Tender, moist, and sweet, this gluten-free Sweet Potato Cornbread contains just the right amount of cinnamon and nutmeg. Serve it drizzled with honey and topped with a pat of butter. So yummy!
Prep Time10 minutes
Cook Time35 minutes
Total Time45 minutes
Course: Side Dish
Cuisine: American
Keyword: cornbread, homemade cornbread, sweet cornbread recipe
Servings: 10
Author: Amy

Ingredients

  • 1 cup fine yellow cornmeal
  • 1 cup gluten free flour
  • 1/4 cup packed light brown sugar
  • 4 teaspoons baking powder
  • 1 teaspoon baking soda
  • 1 teaspoon kosher salt
  • 1/2 teaspoon ground cinnamon
  • 1/4 teaspoon ground nutmeg
  • 2 large eggs
  • 2 cups whole buttermilk
  • 1 cup cooked and mashed sweet potato 1 medium size sweet potato
  • 6 tablespoons unsalted butter melted

Instructions

  • Preheat the oven to 400°F. Generously grease a cast iron skillet, or line a 9×9 inch square baking pan with parchment paper and coat with butter or baking spray.
  • In a medium bowl, whisk the cornmeal, flour, brown sugar, baking powder, baking soda, salt, cinnamon, and nutmeg together.
  • In a large bowl, whisk the eggs, buttermilk, and mashed sweet potato puree together until fully combined.
  • Pour the dry ingredients into the wet ingredients.
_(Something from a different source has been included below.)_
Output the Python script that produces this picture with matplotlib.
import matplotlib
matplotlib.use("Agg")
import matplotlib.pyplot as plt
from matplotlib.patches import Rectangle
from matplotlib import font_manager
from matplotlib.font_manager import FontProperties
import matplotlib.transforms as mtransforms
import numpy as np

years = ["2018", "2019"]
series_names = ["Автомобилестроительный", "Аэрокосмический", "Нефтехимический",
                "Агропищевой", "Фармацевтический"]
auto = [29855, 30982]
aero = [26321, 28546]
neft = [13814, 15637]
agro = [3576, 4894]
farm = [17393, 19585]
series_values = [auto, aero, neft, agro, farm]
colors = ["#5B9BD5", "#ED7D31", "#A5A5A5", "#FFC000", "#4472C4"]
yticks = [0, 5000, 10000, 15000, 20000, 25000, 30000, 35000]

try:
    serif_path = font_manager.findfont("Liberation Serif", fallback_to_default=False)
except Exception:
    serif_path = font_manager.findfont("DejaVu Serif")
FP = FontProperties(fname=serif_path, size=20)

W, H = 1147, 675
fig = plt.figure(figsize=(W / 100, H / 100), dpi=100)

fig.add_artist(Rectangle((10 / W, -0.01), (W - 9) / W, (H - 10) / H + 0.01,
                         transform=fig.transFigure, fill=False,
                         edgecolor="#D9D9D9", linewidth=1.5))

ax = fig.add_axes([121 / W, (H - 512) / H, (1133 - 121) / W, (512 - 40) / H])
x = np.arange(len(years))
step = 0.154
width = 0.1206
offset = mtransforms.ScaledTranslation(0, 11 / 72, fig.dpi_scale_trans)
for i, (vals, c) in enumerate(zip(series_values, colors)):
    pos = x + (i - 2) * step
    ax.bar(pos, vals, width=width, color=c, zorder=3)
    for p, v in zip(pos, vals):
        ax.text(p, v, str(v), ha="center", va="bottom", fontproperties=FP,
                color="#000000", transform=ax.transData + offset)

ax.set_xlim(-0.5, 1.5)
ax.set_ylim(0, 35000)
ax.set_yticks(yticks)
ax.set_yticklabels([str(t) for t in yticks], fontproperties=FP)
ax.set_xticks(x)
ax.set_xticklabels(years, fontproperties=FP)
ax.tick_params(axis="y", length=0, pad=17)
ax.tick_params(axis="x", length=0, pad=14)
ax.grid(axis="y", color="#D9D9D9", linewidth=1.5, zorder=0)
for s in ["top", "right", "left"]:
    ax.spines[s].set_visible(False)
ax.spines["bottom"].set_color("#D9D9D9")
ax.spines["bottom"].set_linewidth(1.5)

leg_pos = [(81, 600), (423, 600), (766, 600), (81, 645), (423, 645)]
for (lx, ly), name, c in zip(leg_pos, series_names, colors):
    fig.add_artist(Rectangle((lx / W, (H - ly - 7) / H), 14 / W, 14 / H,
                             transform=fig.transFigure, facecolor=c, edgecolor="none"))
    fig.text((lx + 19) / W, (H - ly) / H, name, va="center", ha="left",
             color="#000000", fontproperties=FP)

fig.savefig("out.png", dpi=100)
Use a rubber spatula to fold everything together until just combined.
  • Add the melted butter and fold it into the batter until combined.
  • Empty the batter into the prepared skillet or baking pan and smooth out the top.
  • Bake for 35 - 40 minutes or until a toothpick inserted into the center of the cornbread comes out clean.
  • Serve immediately with extra pats of butter, and drizzled honey.

Notes

Roast Sweet Potato: Poke holes in potato with fork. Wrap with foil and bake for 25-30 minutes at 400° or until the potato is soft. Unwrap foil and cut potato in half, skin should peel away easily. Place potato in bowl and mash with a fork.